▸ WORK INSTRUCTIONS
Print all of the lines exactly. Any picture among them stays out.

*** DATASET EXCERPT

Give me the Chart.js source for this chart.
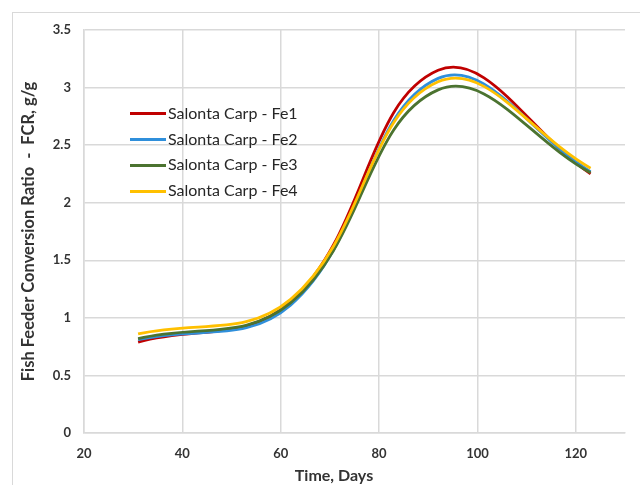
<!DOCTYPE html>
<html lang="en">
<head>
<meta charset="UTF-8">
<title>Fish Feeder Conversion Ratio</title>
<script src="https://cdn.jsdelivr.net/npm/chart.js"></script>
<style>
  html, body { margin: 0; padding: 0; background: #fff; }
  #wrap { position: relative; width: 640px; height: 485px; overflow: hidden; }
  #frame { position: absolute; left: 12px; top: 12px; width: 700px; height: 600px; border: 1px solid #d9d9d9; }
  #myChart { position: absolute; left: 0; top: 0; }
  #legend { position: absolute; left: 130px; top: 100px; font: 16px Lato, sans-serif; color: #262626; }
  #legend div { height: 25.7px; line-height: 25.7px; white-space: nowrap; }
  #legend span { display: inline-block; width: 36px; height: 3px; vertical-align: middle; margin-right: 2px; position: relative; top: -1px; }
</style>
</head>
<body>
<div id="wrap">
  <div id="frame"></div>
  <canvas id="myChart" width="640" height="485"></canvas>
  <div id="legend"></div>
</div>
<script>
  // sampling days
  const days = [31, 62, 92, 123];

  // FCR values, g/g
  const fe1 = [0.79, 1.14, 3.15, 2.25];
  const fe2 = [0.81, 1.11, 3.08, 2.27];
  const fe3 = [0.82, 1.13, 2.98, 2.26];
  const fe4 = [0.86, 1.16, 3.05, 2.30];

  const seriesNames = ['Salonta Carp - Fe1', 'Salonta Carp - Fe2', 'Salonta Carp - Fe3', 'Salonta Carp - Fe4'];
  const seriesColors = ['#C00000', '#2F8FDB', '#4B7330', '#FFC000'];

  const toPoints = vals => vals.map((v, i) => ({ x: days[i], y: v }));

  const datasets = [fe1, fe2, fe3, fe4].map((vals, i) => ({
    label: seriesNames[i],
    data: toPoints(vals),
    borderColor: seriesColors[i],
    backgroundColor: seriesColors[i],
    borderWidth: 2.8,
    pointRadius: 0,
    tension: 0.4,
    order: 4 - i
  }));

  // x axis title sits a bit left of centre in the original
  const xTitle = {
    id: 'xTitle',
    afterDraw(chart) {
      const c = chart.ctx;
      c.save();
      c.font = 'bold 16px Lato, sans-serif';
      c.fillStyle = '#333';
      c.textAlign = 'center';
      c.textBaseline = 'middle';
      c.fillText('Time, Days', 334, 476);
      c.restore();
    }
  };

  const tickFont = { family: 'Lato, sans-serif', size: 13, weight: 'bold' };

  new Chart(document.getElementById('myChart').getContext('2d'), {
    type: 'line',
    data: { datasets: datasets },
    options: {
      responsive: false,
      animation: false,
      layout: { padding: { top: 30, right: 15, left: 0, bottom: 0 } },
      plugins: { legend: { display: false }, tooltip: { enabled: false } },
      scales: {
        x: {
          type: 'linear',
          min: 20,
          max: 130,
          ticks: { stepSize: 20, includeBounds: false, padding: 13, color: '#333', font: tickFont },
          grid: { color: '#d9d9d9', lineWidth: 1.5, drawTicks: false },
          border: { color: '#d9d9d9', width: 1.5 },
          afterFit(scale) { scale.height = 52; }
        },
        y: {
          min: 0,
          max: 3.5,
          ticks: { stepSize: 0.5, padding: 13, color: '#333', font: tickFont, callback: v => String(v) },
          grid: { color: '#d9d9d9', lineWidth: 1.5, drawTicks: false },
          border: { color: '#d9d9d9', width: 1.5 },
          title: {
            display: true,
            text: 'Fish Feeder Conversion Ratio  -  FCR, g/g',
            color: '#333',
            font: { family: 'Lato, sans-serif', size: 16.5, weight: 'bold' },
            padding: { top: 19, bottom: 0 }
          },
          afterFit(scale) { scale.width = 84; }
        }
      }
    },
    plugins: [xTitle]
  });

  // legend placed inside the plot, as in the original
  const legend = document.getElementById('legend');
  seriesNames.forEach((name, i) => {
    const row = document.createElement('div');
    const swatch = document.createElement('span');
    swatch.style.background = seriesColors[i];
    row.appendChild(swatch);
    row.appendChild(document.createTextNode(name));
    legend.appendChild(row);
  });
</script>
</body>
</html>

******

▸ EXERCISE OUTPUT
Give me the Chart.js source for this chart.
<!DOCTYPE html>
<html lang="en">
<head>
<meta charset="UTF-8">
<title>Fish Feeder Conversion Ratio</title>
<script src="https://cdn.jsdelivr.net/npm/chart.js"></script>
<style>
  html, body { margin: 0; padding: 0; background: #fff; }
  #wrap { position: relative; width: 640px; height: 485px; overflow: hidden; }
  #frame { position: absolute; left: 12px; top: 12px; width: 700px; height: 600px; border: 1px solid #d9d9d9; }
  #myChart { position: absolute; left: 0; top: 0; }
  #legend { position: absolute; left: 130px; top: 100px; font: 16px Lato, sans-serif; color: #262626; }
  #legend div { height: 25.7px; line-height: 25.7px; white-space: nowrap; }
  #legend span { display: inline-block; width: 36px; height: 3px; vertical-align: middle; margin-right: 2px; position: relative; top: -1px; }
</style>
</head>
<body>
<div id="wrap">
  <div id="frame"></div>
  <canvas id="myChart" width="640" height="485"></canvas>
  <div id="legend"></div>
</div>
<script>
  // sampling days
  const days = [31, 62, 92, 123];

  // FCR values, g/g
  const fe1 = [0.79, 1.14, 3.15, 2.25];
  const fe2 = [0.81, 1.11, 3.08, 2.27];
  const fe3 = [0.82, 1.13, 2.98, 2.26];
  const fe4 = [0.86, 1.16, 3.05, 2.30];

  const seriesNames = ['Salonta Carp - Fe1', 'Salonta Carp - Fe2', 'Salonta Carp - Fe3', 'Salonta Carp - Fe4'];
  const seriesColors = ['#C00000', '#2F8FDB', '#4B7330', '#FFC000'];

  const toPoints = vals => vals.map((v, i) => ({ x: days[i], y: v }));

  const datasets = [fe1, fe2, fe3, fe4].map((vals, i) => ({
    label: seriesNames[i],
    data: toPoints(vals),
    borderColor: seriesColors[i],
    backgroundColor: seriesColors[i],
    borderWidth: 2.8,
    pointRadius: 0,
    tension: 0.4,
    order: 4 - i
  }));

  // x axis title sits a bit left of centre in the original
  const xTitle = {
    id: 'xTitle',
    afterDraw(chart) {
      const c = chart.ctx;
      c.save();
      c.font = 'bold 16px Lato, sans-serif';
      c.fillStyle = '#333';
      c.textAlign = 'center';
      c.textBaseline = 'middle';
      c.fillText('Time, Days', 334, 476);
      c.restore();
    }
  };

  const tickFont = { family: 'Lato, sans-serif', size: 13, weight: 'bold' };

  new Chart(document.getElementById('myChart').getContext('2d'), {
    type: 'line',
    data: { datasets: datasets },
    options: {
      responsive: false,
      animation: false,
      layout: { padding: { top: 30, right: 15, left: 0, bottom: 0 } },
      plugins: { legend: { display: false }, tooltip: { enabled: false } },
      scales: {
        x: {
          type: 'linear',
          min: 20,
          max: 130,
          ticks: { stepSize: 20, includeBounds: false, padding: 13, color: '#333', font: tickFont },
          grid: { color: '#d9d9d9', lineWidth: 1.5, drawTicks: false },
          border: { color: '#d9d9d9', width: 1.5 },
          afterFit(scale) { scale.height = 52; }
        },
        y: {
          min: 0,
          max: 3.5,
          ticks: { stepSize: 0.5, padding: 13, color: '#333', font: tickFont, callback: v => String(v) },
          grid: { color: '#d9d9d9', lineWidth: 1.5, drawTicks: false },
          border: { color: '#d9d9d9', width: 1.5 },
          title: {
            display: true,
            text: 'Fish Feeder Conversion Ratio  -  FCR, g/g',
            color: '#333',
            font: { family: 'Lato, sans-serif', size: 16.5, weight: 'bold' },
            padding: { top: 19, bottom: 0 }
          },
          afterFit(scale) { scale.width = 84; }
        }
      }
    },
    plugins: [xTitle]
  });

  // legend placed inside the plot, as in the original
  const legend = document.getElementById('legend');
  seriesNames.forEach((name, i) => {
    const row = document.createElement('div');
    const swatch = document.createElement('span');
    swatch.style.background = seriesColors[i];
    row.appendChild(swatch);
    row.appendChild(document.createTextNode(name));
    legend.appendChild(row);
  });
</script>
</body>
</html>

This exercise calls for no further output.